Yesterday was the last CBS golf show of our regular season, and I thought I’d caught a break when the bad weather moved in, and the PGA Tour decided they were going to go early, in order to get the round in. Nice final group too, with Furyk and Woods for me to follow. All done by 1 p.m. Eastern, a 3:30 American flight from Cleveland to Dallas, home in time for tea and crumpets, lovely way to finish.
Yeah, right. Halfway into the playoff I was ready to do a Tonya Harding on one of the combatants, and I didn’t care which. In retrospect I probably would have been better off attacking Jim Furyk because at least I could have outrun Fluff.
I ended up walking up and down that hill at 17 and 18 four-and-a-half times yesterday, and on the last occasion I got a damned good soaking for my trouble. A few hours later though, I was dry on the outside anyway, buried under the lip of the bar at Hopkins International, nursing a tumbler of lighter fluid and, stranger than fiction, watching the show on TV.
I don’t remember the last time I actually saw a golf telecast of which I had been a part. Anyway, there were a gaggle of interested viewers in the front row, craning their necks upward at the action, and horror of horrors, none of them knew who the hell I was. I waited for myself to say something and then ordered another biff, in exactly the same accent.
Nope, not a taker among the bastards.
“Damn that Tiger Woods,” I thought. I surveyed the crowd, and listened to some snippets of conversation. To my left, there were a couple of Top Fuel mechanics who had blown the set-up of their engine earlier that day, a software rep who was trying to pick up a lady who sold phone systems, and a male flight attendant who was trying to pick up the software rep.

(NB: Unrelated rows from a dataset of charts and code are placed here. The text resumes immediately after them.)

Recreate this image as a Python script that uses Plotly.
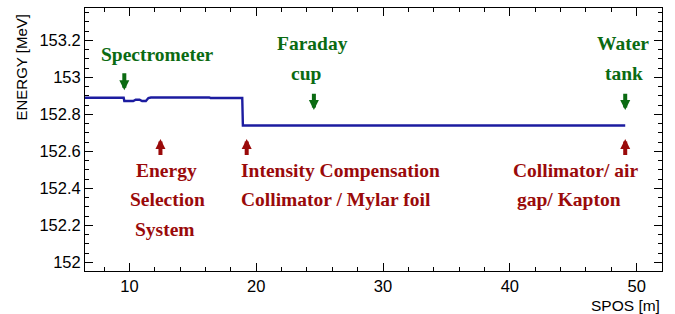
import plotly.graph_objects as go

# Beam energy along the beamline
spos = [6.0, 9.55, 9.6, 10.3, 10.5, 10.8, 11.0, 11.3, 11.5, 11.7, 16.3, 16.4, 18.9, 18.95, 49.1]
energy = [152.89, 152.89, 152.872, 152.872, 152.879, 152.879, 152.872, 152.872, 152.888, 152.891, 152.891, 152.888, 152.888, 152.74, 152.74]

x_ticks = [10, 20, 30, 40, 50]
y_ticks = [152, 152.2, 152.4, 152.6, 152.8, 153, 153.2]
y_tick_text = ["152", "152.2", "152.4", "152.6", "152.8", "153", "153.2"]

# Components (green, arrows pointing down onto the line)
green_pos = [9.6, 24.55, 49.1]
green_tip = [152.93, 152.823, 152.823]
green_tail = [153.03, 152.92, 152.92]
green_labels = [
    (12.23, 153.126, "Spectrometer"),
    (24.4, 153.185, "Faraday"),
    (24.0, 153.023, "cup"),
    (48.9, 153.185, "Water"),
    (49.0, 153.023, "tank"),
]

# Materials (red, arrows pointing up toward the line)
red_pos = [12.45, 19.25, 49.1]
red_tip = [152.667, 152.667, 152.667]
red_tail = [152.572, 152.572, 152.572]
red_labels = [
    (12.95, 152.495, "Energy", "center"),
    (13.03, 152.337, "Selection", "center"),
    (12.8, 152.18, "System", "center"),
    (18.63, 152.495, "Intensity Compensation", "left"),
    (18.63, 152.337, "Collimator / Mylar foil", "left"),
    (45.2, 152.495, "Collimator/ air", "center"),
    (44.7, 152.337, "gap/ Kapton", "center"),
]

GREEN = "#0b6b12"
RED = "#9a0a0a"
LINE = "#1c1ca0"

fig = go.Figure()
fig.add_trace(go.Scatter(x=spos, y=energy, mode="lines",
                         line=dict(color=LINE, width=2.4), hoverinfo="skip"))

ann = []
serif = dict(family="Liberation Serif", size=19.5)
for x, y, t in green_labels:
    ann.append(dict(x=x, y=y, text="<b>%s</b>" % t, showarrow=False,
                    font=dict(**serif, color=GREEN), xanchor="center", yanchor="middle"))
for x, y, t, a in red_labels:
    ann.append(dict(x=x, y=y, text="<b>%s</b>" % t, showarrow=False,
                    font=dict(**serif, color=RED), xanchor=a, yanchor="middle"))
for p, tip, tail in zip(green_pos, green_tip, green_tail):
    ann.append(dict(x=p, y=tip, ax=p, ay=tail, axref="x", ayref="y", text="",
                    showarrow=True, arrowhead=2, arrowsize=0.5, arrowwidth=4,
                    arrowcolor=GREEN))
for p, tip, tail in zip(red_pos, red_tip, red_tail):
    ann.append(dict(x=p, y=tip, ax=p, ay=tail, axref="x", ayref="y", text="",
                    showarrow=True, arrowhead=2, arrowsize=0.5, arrowwidth=4,
                    arrowcolor=RED))

# Axis titles (ROOT style: at the end of the axes)
ann.append(dict(xref="paper", yref="paper", x=1.0, y=-0.09, text="SPOS [m]",
                showarrow=False, xanchor="right", yanchor="top",
                font=dict(family="Liberation Sans", size=15.5, color="black")))
ann.append(dict(xref="paper", yref="paper", x=-0.11, y=0.981, text="ENERGY [MeV]",
                showarrow=False, xanchor="center", yanchor="top", textangle=-90,
                font=dict(family="Liberation Sans", size=15, color="black")))

axis_common = dict(showgrid=False, zeroline=False, showline=True, linecolor="black",
                   linewidth=1, mirror="allticks", ticks="inside", tickcolor="black",
                   ticklen=8, tickwidth=1,
                   tickfont=dict(family="Liberation Sans", size=16.5, color="black"))

fig.update_layout(
    width=675, height=314,
    margin=dict(l=85, r=13, t=8, b=43),
    paper_bgcolor="white", plot_bgcolor="white",
    showlegend=False,
    annotations=ann,
    xaxis=dict(range=[6.5, 52.0], tickvals=x_ticks,
               minor=dict(dtick=2, ticklen=4, ticks="inside", tickcolor="black", showgrid=False),
               **axis_common),
    yaxis=dict(range=[151.953, 153.375], tickvals=y_ticks, ticktext=y_tick_text,
               minor=dict(dtick=0.05, tick0=152, ticklen=4, ticks="inside", tickcolor="black", showgrid=False),
               **axis_common),
)

fig.write_html("out.html", config={"displayModeBar": False},
               post_script="document.body.style.margin='0';")
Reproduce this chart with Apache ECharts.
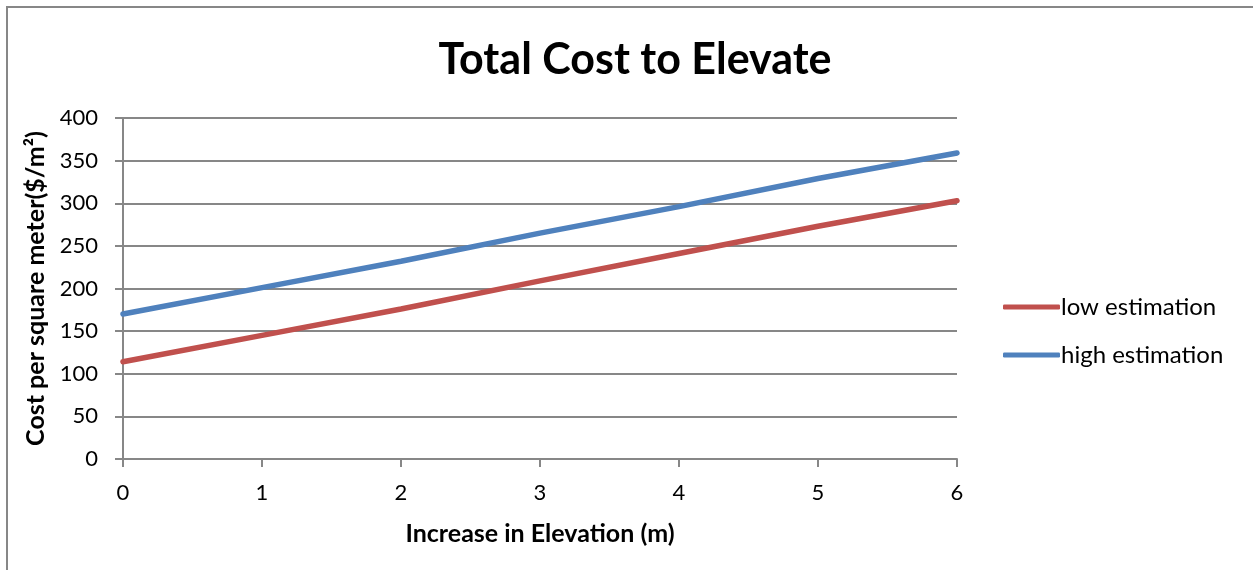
<!DOCTYPE html>
<html>
<head>
<meta charset="utf-8">
<title>Total Cost to Elevate</title>
<script src="https://cdn.jsdelivr.net/npm/echarts@6/dist/echarts.min.js"></script>
<style>
  html, body { margin: 0; padding: 0; background: #fff; }
  #chart { width: 1253px; height: 570px; }
</style>
</head>
<body>
<div id="chart"></div>
<script>
// Elevation increase (m) and the estimated cost per square metre at each step
const elevation = [0, 1, 2, 3, 4, 5, 6];
const lowEstimation = [114, 145, 176, 209, 241, 273, 303];
const highEstimation = [170, 201, 232, 265, 296, 329, 359];
const seriesNames = ['low estimation', 'high estimation'];

const FONT = 'Lato, "Open Sans", sans-serif';
const GRID = '#878787';

const chart = echarts.init(document.getElementById('chart'), null, { renderer: 'canvas' });

chart.setOption({
  animation: false,
  backgroundColor: '#fff',
  textStyle: { fontFamily: FONT },
  title: {
    text: 'Total Cost to Elevate',
    left: 630,
    textAlign: 'center',
    top: 34,
    textStyle: { fontFamily: FONT, fontSize: 43, fontWeight: 'bold', color: '#000' }
  },
  graphic: [{
    type: 'rect',
    silent: true,
    shape: { x: 7, y: 7, width: 1300, height: 600 },
    style: { fill: 'none', stroke: GRID, lineWidth: 2 }
  }],
  legend: {
    orient: 'vertical',
    left: 998,
    top: 290,
    itemWidth: 57,
    itemHeight: 5,
    itemGap: 24,
    icon: 'roundRect',
    textStyle: { fontFamily: FONT, fontSize: 24, color: '#000', padding: [0, 0, 0, -4] },
    data: seriesNames
  },
  grid: { left: 123, right: 296, top: 118, bottom: 111, containLabel: false },
  xAxis: {
    type: 'value',
    min: 0,
    max: 6,
    interval: 1,
    name: 'Increase in Elevation (m)',
    nameLocation: 'middle',
    nameGap: 62,
    nameTextStyle: { fontFamily: FONT, fontSize: 25, fontWeight: 'bold', color: '#000' },
    axisLine: { lineStyle: { color: GRID, width: 2 } },
    axisTick: { show: true, length: 8, lineStyle: { color: GRID, width: 2 } },
    axisLabel: { fontFamily: FONT, fontSize: 22, color: '#000', margin: 23 },
    splitLine: { show: false }
  },
  yAxis: {
    type: 'value',
    min: 0,
    max: 400,
    interval: 50,
    name: 'Cost per square meter($/m²)',
    nameLocation: 'middle',
    nameGap: 74,
    nameTextStyle: { fontFamily: FONT, fontSize: 25, fontWeight: 'bold', color: '#000' },
    axisLine: { show: true, lineStyle: { color: GRID, width: 2 } },
    axisTick: { show: true, length: 8, lineStyle: { color: GRID, width: 2 } },
    axisLabel: { fontFamily: FONT, fontSize: 22, color: '#000', margin: 25 },
    splitLine: { show: true, lineStyle: { color: GRID, width: 2 } }
  },
  series: [
    {
      name: seriesNames[0],
      type: 'line',
      data: elevation.map((x, i) => [x, lowEstimation[i]]),
      symbol: 'none',
      color: '#C0504D',
      lineStyle: { width: 5.5, cap: 'round' }
    },
    {
      name: seriesNames[1],
      type: 'line',
      data: elevation.map((x, i) => [x, highEstimation[i]]),
      symbol: 'none',
      color: '#4F81BD',
      lineStyle: { width: 5.5, cap: 'round' }
    }
  ]
});
</script>
</body>
</html>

To my right, a couple of sans-a-belt types, one of whom was wearing an NEC shirt. All of them had two things in common. They were experts on Tiger woods, and of the opinion he would prevail over the white stiff he was playing against. The guy’s swing was a joke, for a start.
I’m thinking, “This is unbelievable!” A few years ago, none of these people would have noticed the golf tournament flickering above them and now they all know who’s going to win it, long before it’s over.
I’m not sure which is worse, but I know one thing: Wadkins, the idiot, is supposed to be on my flight, and there’s no sign of him anywhere. I hit his number on my cell phone. Turns out he’s upstairs in the Admiral’s club, watching it on his own, with his $500 Ferragamo loafers up on the back of the chair in front of him. I tell him to get his cashmere-clad ass down to join me in the cheap seats, because at least that way I can talk to someone who’s smart enough to know I’m famous.
Nobody in this dump gives a damn about anyone but Tiger Woods. I mean, how are you supposed to act like an expert in your field, if you’re surrounded by dummies who know as much as you?
Enough with this golf, bring on football.